Average train speed in Europe calculated by trains from capital to 5 biggest cities

https://i.redd.it/vspro7qfx1pd1.jpeg

by Sium4443

29 comments
  1. If it wasnt for Palermo being the 5th biggest city Italy would easily be 200km/h (literally 2 hours to cross 3km of sea)

  2. This map is either claiming the Channel Islands are a part of France or that they have their own high-speed rail network.

    Alderney actually does have a railway but at these speeds it would take around a minute to go from one end to the other.

  3. So sad that the countries of former yugoslavia and Albania don’t have a good rail network.

    I’d love to do interrail there.

  4. I am curious how the creator defined city? Is it by the proper city or the metropolitain area as well? Is it by population or by land area?

    Also which station is selected in each cities when there is more stations? (Eg. a TGV station in the outskirts will give greater values than the downtown one.)

    Based on these criteria i could compute very different results to multiple of countries.

    Also must note the eg. Switzerland has no capital, so the value there is just pointless.

  5. Germany slows down Austria. Many trains go through “Deutsches Eck” where the train is significantly slower.
    (except passing Arlberg)

  6. Honestly everything above 100 km/h is already astounding to me, given these are average speeds which include stops and low speed passages. Cars usually move with average speeds of (significantly) below 100, even if most of your drive is on a motorway.

  7. Population of the 5 biggest cities and distance to Stockholm, Sweden:

    * 604,616 Gothenburg (Göteborg) – 398 km
    * 362,133 Malmö – 585 km
    * 177,074 Uppsala – 65 km
    * 155,989 Örebro – 200 km
    * 127,799 Västerås – 103 km (yep, Game of Thrones)

  8. Cities or urban areas?
    The distinction is important, because sometimes the biggest cities are somewhat irrelevant compared to the biggest urban areas (meaning less linked to the capital) and that could skew the data.

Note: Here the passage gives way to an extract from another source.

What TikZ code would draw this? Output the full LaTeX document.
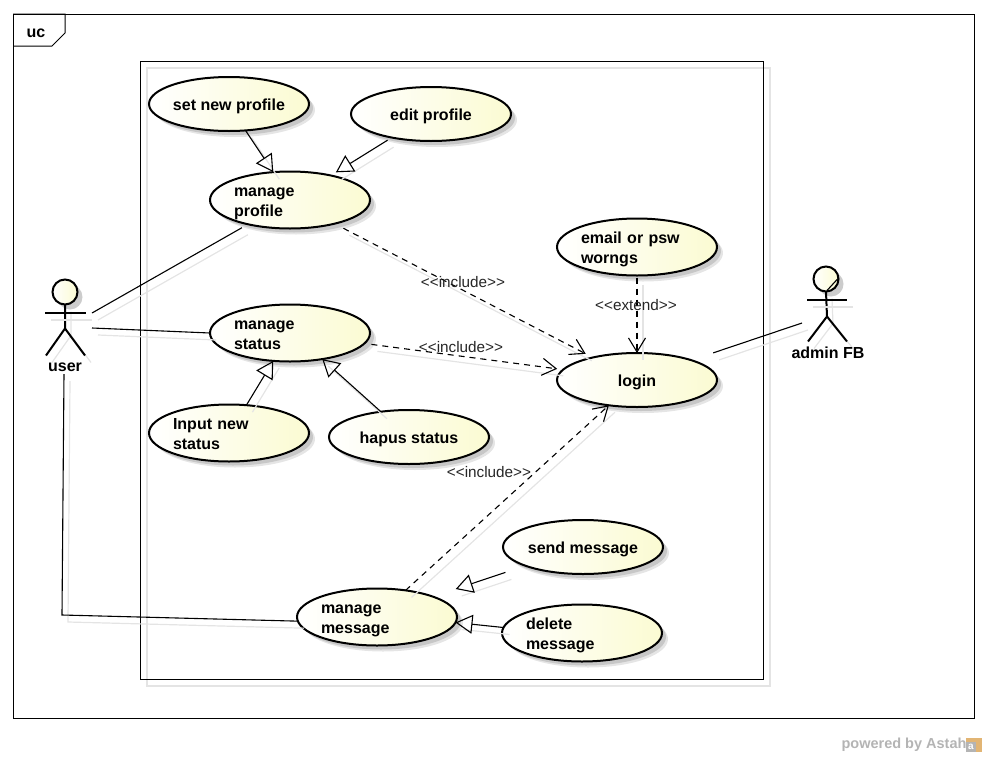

    Also, what is the source? For France the operator announces far over 200km/h of average speed to the main city. The slowest is Paris Toulouse with 195km/h. The highest Paris-Strasbourg with 284km/h. Your average is 195, which is strange. Sounds like the lowest.

  9. That strategy of calculation is very beneficial for the systems of France, Spain and Italy, which have somewhat star- and t-shaped networks

    This graph likely captured the fastest connections of these three countries, but not of Germany (IIRC these would be Frankfurt-Cologne, Munich-Nuremburg-Erfurt-Halle/Leipzig, Munich-Augsburg-Stuttgart-Mannheim, Basel-Freiburg-Karlsruhe-Mannheim, Hamburg-Berlin)

    Basically this dataset is cherrypicked for countries that apply the French/Japanese model of an independent centralized HSR and a much slower local train network. If local train would be obckuded to get a proper network-wide average, Benelux, Switzerland, Austria, Germany, Poland, Czech Republic would be somewhat less behind

    Also in some countries many 250/300/km/h approved tracks are used by both slow and fast trains. I assume this graph used the average of all trains on the track if that is the case, which is an unfair comparison, as choosing the slower train is done purposefully for other benefits (more stops, lower price).

    If you would make this calculation for Taiwan, it would show results over 230km/h easily, because it would capture one single HSR route on which the five largest cities are located. Include literally any other train there and the value would halve…

    Tldr: Compare HSR with HSR or network-wide. This map Isn’t all that meaningful.

    Edit: Looking at these numbers, I think Poland and Czech Republic suffer the most from the calculation method. I would expect the junbers to be around Germany or slightly above if only RJ/IC and similar where included

    Also delays are missing I think. Would destroy Germany with every method and France and Italy in a network-wide comparison

  10. Finland can’t be correct, our long distance trains do at least 120 km/h and often more. I’d guess that it’s skewed by the existence of Espoo and Vantaa, the 2nd and 4th largest cities, which are part of the same metropolitan area as Helsinki and are thus serviced by local trains and not long distance.

  11. Cool idea but don’t you think using this metric will automatically favour larger countries? For example, the largest cities of the Netherlands are all within 1,5 hours of eachother by train (Amsterdam – Eindhoven being the longest trip). But Rotterdam-The Hague and Amsterdam-Utrecht are both ~20 minutes. You wouldn’t be able to improve that much with high speed rail if you wanted to.

    Now connections to Belgium, France, UK and Germany are interesting though. We have high speed trains to Antwerp, Brussels, Paris and London which are way more important than any HSR in the country itself. Meanwhile, everything to Germany is quite slow. Still, Germany gets the better score because it’s bigger and you probably didn’t factor in the inevitable delays

  12. The diagram is misleading because, for example, in Hungary, the railway network and train travel have played a significant role in hte past. It connected even the smallest villages with larger cities. However, there is a huge backlog in maintenance, which is why a very large percentage of the branch lines need to be closed, as neither the condition of the tracks nor the status of the rolling stock allows for transport anymore… thus only the main lines remain, where obviously higher speeds can be achieved, but the size of the country impacts the applicable maximum speed…

    For example, while the distance from Madrid to Barcelona justifies a speed of 300 km/h in Spain, this is not true for Hungary.

  13. Can Germany’s really count if your train waits half an hour outside the main station and is most likely delayed or cancelled anyway? We love Deutsche Bahn 🫠

  14. Who would want to go to Berne though ?

    Except bureaucrats, politicians, lobbyists and far left activists?